# Input start

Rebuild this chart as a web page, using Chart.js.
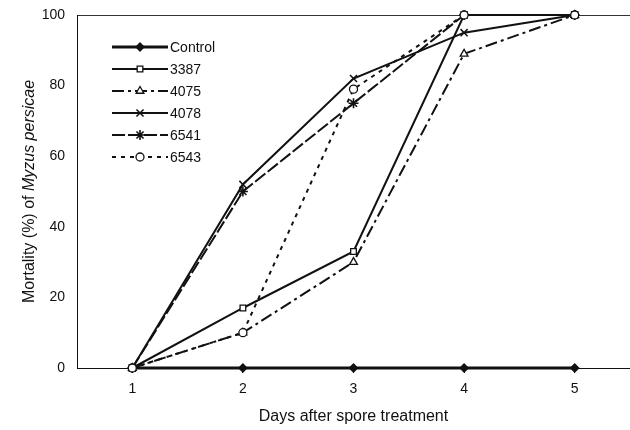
<!DOCTYPE html>
<html>
<head>
<meta charset="utf-8">
<script src="https://cdn.jsdelivr.net/npm/chart.js@4"></script>
<style>
  html, body { margin: 0; padding: 0; background: #fff; }
  #wrap { width: 630px; height: 430px; }
</style>
</head>
<body>
<div id="wrap"><canvas id="chart" width="630" height="430"></canvas></div>
<script>
// Data
const days = ['1', '2', '3', '4', '5'];
const control = [0, 0, 0, 0, 0];
const s3387 = [0, 17, 33, 100, 100];
const s4075 = [0, 10, 30, 89, 100];
const s4078 = [0, 52, 82, 95, 100];
const s6541 = [0, 50, 75, 100, 100];
const s6543 = [0, 10, 79, 100, 100];
const yTicks = [0, 20, 40, 60, 80, 100];

const FONT = "'Liberation Sans', Arial, sans-serif";

function series(label, data, opts) {
  return Object.assign({
    label, data,
    borderColor: '#111',
    backgroundColor: '#fff',
    pointBorderColor: '#111',
    pointBackgroundColor: '#fff',
    borderWidth: 2,
    pointRadius: 4,
    pointBorderWidth: 1.3,
    tension: 0,
    fill: false,
    clip: false
  }, opts);
}

const datasets = [
  series('6543', s6543, { borderDash: [4, 5], pointStyle: 'circle' }),
  series('6541', s6541, { borderDash: [13, 3], pointStyle: 'star', pointRadius: 5, pointBorderWidth: 1.6 }),
  series('4078', s4078, { pointStyle: 'crossRot', pointRadius: 5, pointBorderWidth: 1.5 }),
  series('4075', s4075, { borderDash: [12, 4, 3, 4], pointStyle: 'triangle', pointRadius: 4.5 }),
  series('3387', s3387, { pointStyle: 'rect', pointRadius: 4 }),
  series('Control', control, { borderWidth: 3, pointStyle: 'rectRot', pointBackgroundColor: '#111', pointRadius: 4 })
];

// legend with line samples, drawn in the original order
const legendOrder = ['Control', '3387', '4075', '4078', '6541', '6543'];
const lineLegend = {
  id: 'lineLegend',
  afterDatasetsDraw(chart) {
    const ctx = chart.ctx;
    const a = chart.chartArea;
    ctx.save();
    legendOrder.forEach((name, i) => {
      const ds = chart.data.datasets.find(d => d.label === name);
      const y = a.top + 32 + i * 22;
      const x0 = a.left + 35, x1 = a.left + 91, xm = (x0 + x1) / 2;
      ctx.strokeStyle = ds.borderColor;
      ctx.lineWidth = ds.borderWidth;
      ctx.setLineDash(ds.borderDash || []);
      ctx.beginPath();
      ctx.moveTo(x0, y);
      ctx.lineTo(x1, y);
      ctx.stroke();
      ctx.setLineDash([]);
      ctx.fillStyle = ds.pointBackgroundColor;
      ctx.strokeStyle = ds.pointBorderColor;
      ctx.lineWidth = ds.pointBorderWidth;
      Chart.helpers.drawPoint(ctx, { pointStyle: ds.pointStyle, radius: ds.pointRadius, borderWidth: ds.pointBorderWidth, rotation: 0 }, xm, y);
      ctx.fillStyle = '#111';
      ctx.font = '14px ' + FONT;
      ctx.textBaseline = 'middle';
      ctx.textAlign = 'left';
      ctx.fillText(name, x1 + 2, y + 1);
    });
    ctx.restore();
  }
};

// y-axis title with italic species name
const yTitle = {
  id: 'yTitle',
  afterDraw(chart) {
    const ctx = chart.ctx;
    const a = chart.chartArea;
    const plain = 'Mortality (%) of ';
    const ital = 'Myzus persicae';
    ctx.save();
    ctx.translate(30, (a.top + a.bottom) / 2);
    ctx.rotate(-Math.PI / 2);
    ctx.fillStyle = '#111';
    ctx.textBaseline = 'middle';
    ctx.font = '16px ' + FONT;
    const w1 = ctx.measureText(plain).width;
    ctx.font = 'italic 16px ' + FONT;
    const w2 = ctx.measureText(ital).width;
    let x = -(w1 + w2) / 2;
    ctx.font = '16px ' + FONT;
    ctx.textAlign = 'left';
    ctx.fillText(plain, x, 0);
    ctx.font = 'italic 16px ' + FONT;
    ctx.fillText(ital, x + w1, 0);
    ctx.restore();
  }
};

new Chart(document.getElementById('chart'), {
  type: 'line',
  data: { labels: days, datasets },
  plugins: [lineLegend, yTitle],
  options: {
    responsive: false,
    animation: false,
    layout: { autoPadding: false, padding: { top: 15, right: 0, left: 0, bottom: 0 } },
    plugins: { legend: { display: false }, tooltip: { enabled: false } },
    scales: {
      x: {
        type: 'category',
        offset: true,
        grid: { offset: false, drawOnChartArea: false, drawTicks: true, tickLength: 5, color: '#111' },
        border: { display: true, color: '#111', width: 1 },
        ticks: { color: '#111', font: { family: FONT, size: 14 }, padding: 8 },
        title: { display: true, text: 'Days after spore treatment', color: '#111', font: { family: FONT, size: 16 }, padding: { top: 0 } },
        afterFit(s) { s.height = 62; }
      },
      y: {
        min: 0, max: 100,
        afterBuildTicks(s) { s.ticks = yTicks.map(v => ({ value: v })); },
        grid: {
          drawTicks: false,
          color: c => (c.tick && c.tick.value === 100 ? '#333' : 'rgba(0,0,0,0)')
        },
        border: { display: true, color: '#111', width: 1 },
        ticks: { color: '#111', font: { family: FONT, size: 14 }, padding: 12 },
        afterFit(s) { s.width = 77; s.paddingTop = 0; s.paddingBottom = 0; }
      }
    }
  }
});
</script>
</body>
</html>
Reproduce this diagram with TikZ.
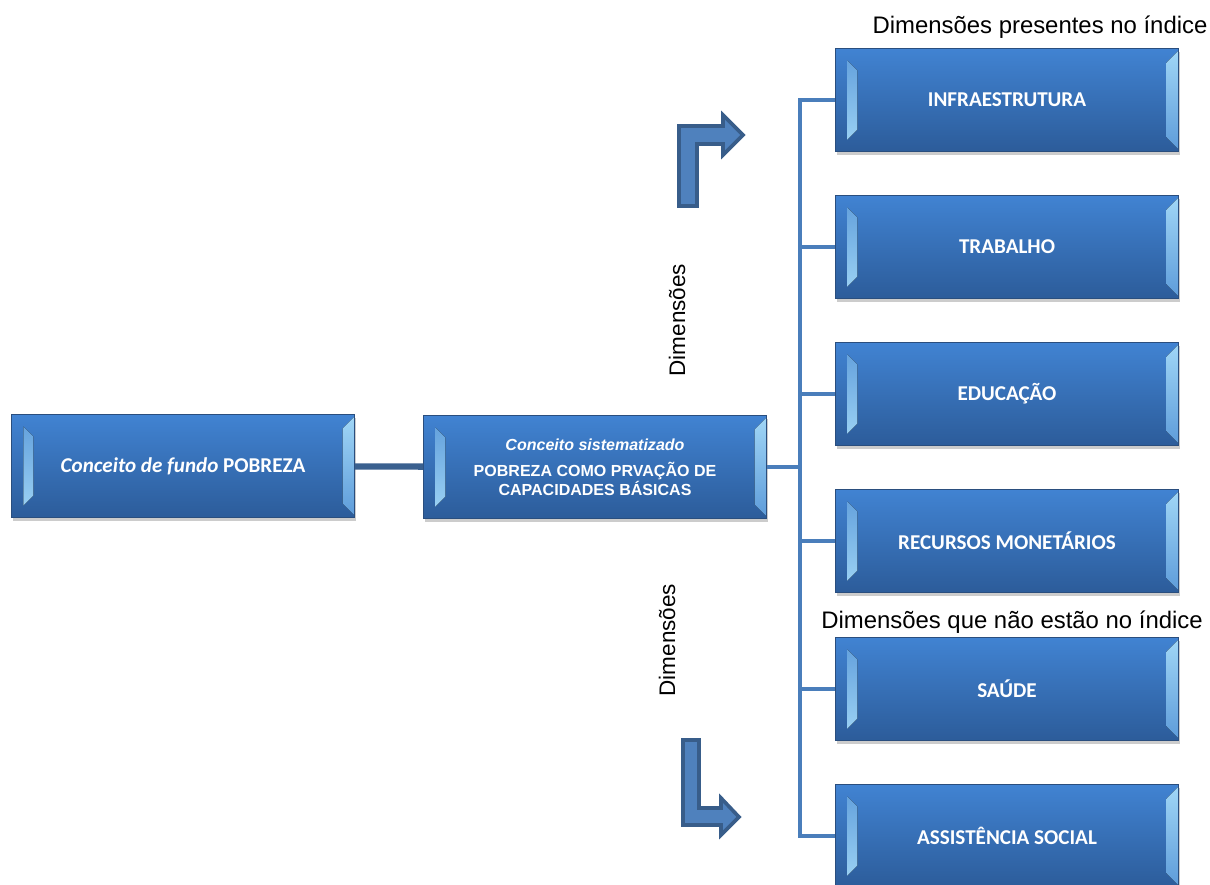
\documentclass[tikz,border=0pt]{standalone}
\usepackage{fontspec}
\setmainfont{Liberation Sans}
\newfontfamily\boxfont{Carlito}
\usetikzlibrary{calc, shadows}
\definecolor{boxtop}{HTML}{4183D2}
\definecolor{boxbot}{HTML}{2C5C9A}
\definecolor{boxrim}{HTML}{2A4E7E}
\definecolor{bevlight}{HTML}{A0D6F6}
\definecolor{bevdim}{HTML}{5E9CDA}
\definecolor{linkc}{HTML}{4A7EBB}
\definecolor{arrfill}{HTML}{4F81BD}
\definecolor{arrrim}{HTML}{385D8A}

\begin{document}
\begin{tikzpicture}[x=0.025cm, y=-0.025cm,
  cx/.style={draw=boxrim, line width=0.6pt, top color=boxtop, bottom color=boxbot,
    minimum width=8.575cm, minimum height=2.575cm, inner sep=0pt, align=center, text=white,
    font=\boxfont\bfseries\fontsize{15}{18}\selectfont,
    drop shadow={shadow xshift=1pt, shadow yshift=-2.5pt, opacity=0.4},
    path picture={
      \fill[top color=bevdim, bottom color=bevlight]
        ([shift={(0.3cm,0.3cm)}]path picture bounding box.south west) --
        ([shift={(0.3cm,-0.3cm)}]path picture bounding box.north west) --
        ([shift={(0.55cm,-0.55cm)}]path picture bounding box.north west) --
        ([shift={(0.55cm,0.55cm)}]path picture bounding box.south west) -- cycle;
      \fill[top color=bevlight, bottom color=bevdim]
        ([shift={(0cm,0.05cm)}]path picture bounding box.south east) --
        ([shift={(0cm,-0.05cm)}]path picture bounding box.north east) --
        ([shift={(-0.3cm,-0.35cm)}]path picture bounding box.north east) --
        ([shift={(-0.3cm,0.35cm)}]path picture bounding box.south east) -- cycle;
    }},
  lk/.style={draw=linkc, line width=3pt},
  lbl/.style={font=\fontsize{17}{20}\selectfont, inner sep=0pt},
  bent/.style={fill=arrfill, draw=arrrim, line width=2.6pt, line join=miter}]
  \useasboundingbox (0,0) rectangle (1210,884);

  \node[cx] (fundo) at (183,466) {\textit{Conceito de fundo} POBREZA};
  \node[cx, font=\rmfamily\bfseries\fontsize{11.4}{13.5}\selectfont] (sist) at (595,467)
    {\textit{Conceito sistematizado}\\[5pt] POBREZA COMO PRVAÇÃO DE\\ CAPACIDADES BÁSICAS};

  \node[cx] (infra) at (1007,100) {INFRAESTRUTURA};
  \node[cx] (trab) at (1007,247) {TRABALHO};
  \node[cx] (edu) at (1007,394) {EDUCAÇÃO};
  \node[cx] (rec) at (1007,541) {RECURSOS MONETÁRIOS};
  \node[cx] (saude) at (1007,689) {SAÚDE};
  \node[cx] (assist) at (1007,836) {ASSISTÊNCIA SOCIAL};

  \node[lbl] (pres) at (1040,27) {Dimensões presentes no índice};
  \node[lbl] (fora) at (1012,622) {Dimensões que não estão no índice};
  \node[lbl, rotate=90, font=\fontsize{16}{19}\selectfont] (dimA) at (677,320) {Dimensões};
  \node[lbl, rotate=90, font=\fontsize{16}{19}\selectfont] (dimB) at (667,640) {Dimensões};

  % links: fundo to sist, then one trunk feeding every dimension box
  \draw[lk, line width=4.5pt, draw=arrrim!90!linkc] (fundo) -- (sist);
  \coordinate (jn) at (800,467);
  \draw[lk] (sist) -- (jn);
  \draw[lk, line cap=rect] (jn |- infra) -- (jn |- assist);
  \foreach \d in {infra, trab, edu, rec, saude, assist}
    \draw[lk] (jn |- \d) -- (\d);

  % the two bent arrows
  \draw[bent] (679,206) -- (679,126) -- (723,126) -- (723,115) -- (743,135)
    -- (723,155) -- (723,144) -- (697,144) -- (697,206) -- cycle;
  \draw[bent] (683,740) -- (699,740) -- (699,808) -- (721,808) -- (721,798)
    -- (739,817) -- (721,835) -- (721,825) -- (683,825) -- cycle;
\end{tikzpicture}
\end{document}
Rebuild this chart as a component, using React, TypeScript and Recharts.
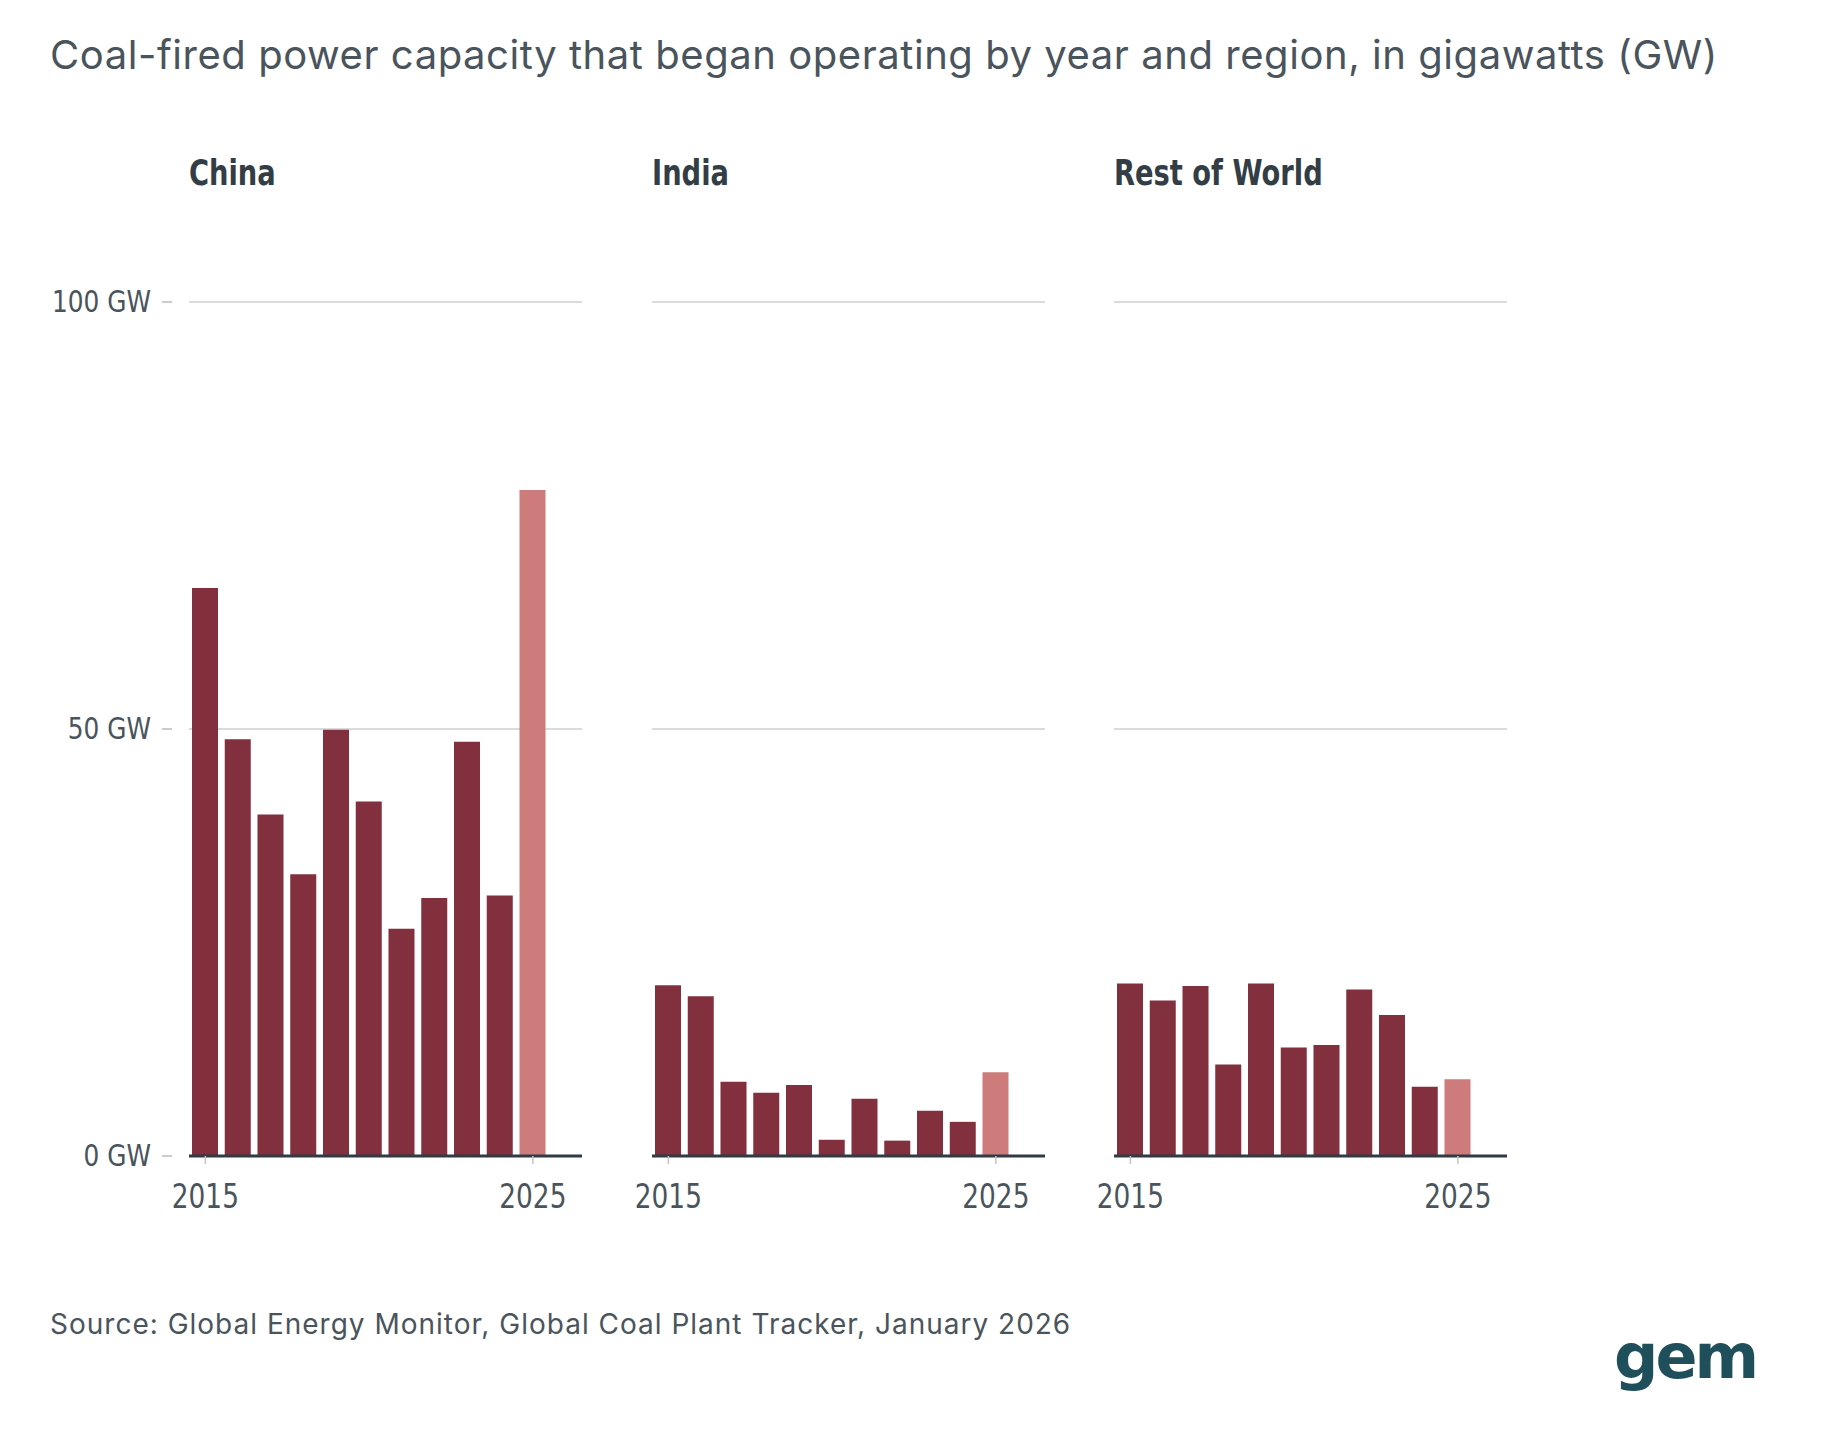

# Input end

Task description
Reproduce exactly the run of lines that opens the listing and closes with the line holding "const yTicks = [0, 20, 40, 60, 80, 100];". Pictures are excluded.

Complete response
Rebuild this chart as a web page, using Chart.js.
<!DOCTYPE html>
<html>
<head>
<meta charset="utf-8">
<script src="https://cdn.jsdelivr.net/npm/chart.js@4"></script>
<style>
  html, body { margin: 0; padding: 0; background: #fff; }
  #wrap { width: 630px; height: 430px; }
</style>
</head>
<body>
<div id="wrap"><canvas id="chart" width="630" height="430"></canvas></div>
<script>
// Data
const days = ['1', '2', '3', '4', '5'];
const control = [0, 0, 0, 0, 0];
const s3387 = [0, 17, 33, 100, 100];
const s4075 = [0, 10, 30, 89, 100];
const s4078 = [0, 52, 82, 95, 100];
const s6541 = [0, 50, 75, 100, 100];
const s6543 = [0, 10, 79, 100, 100];
const yTicks = [0, 20, 40, 60, 80, 100];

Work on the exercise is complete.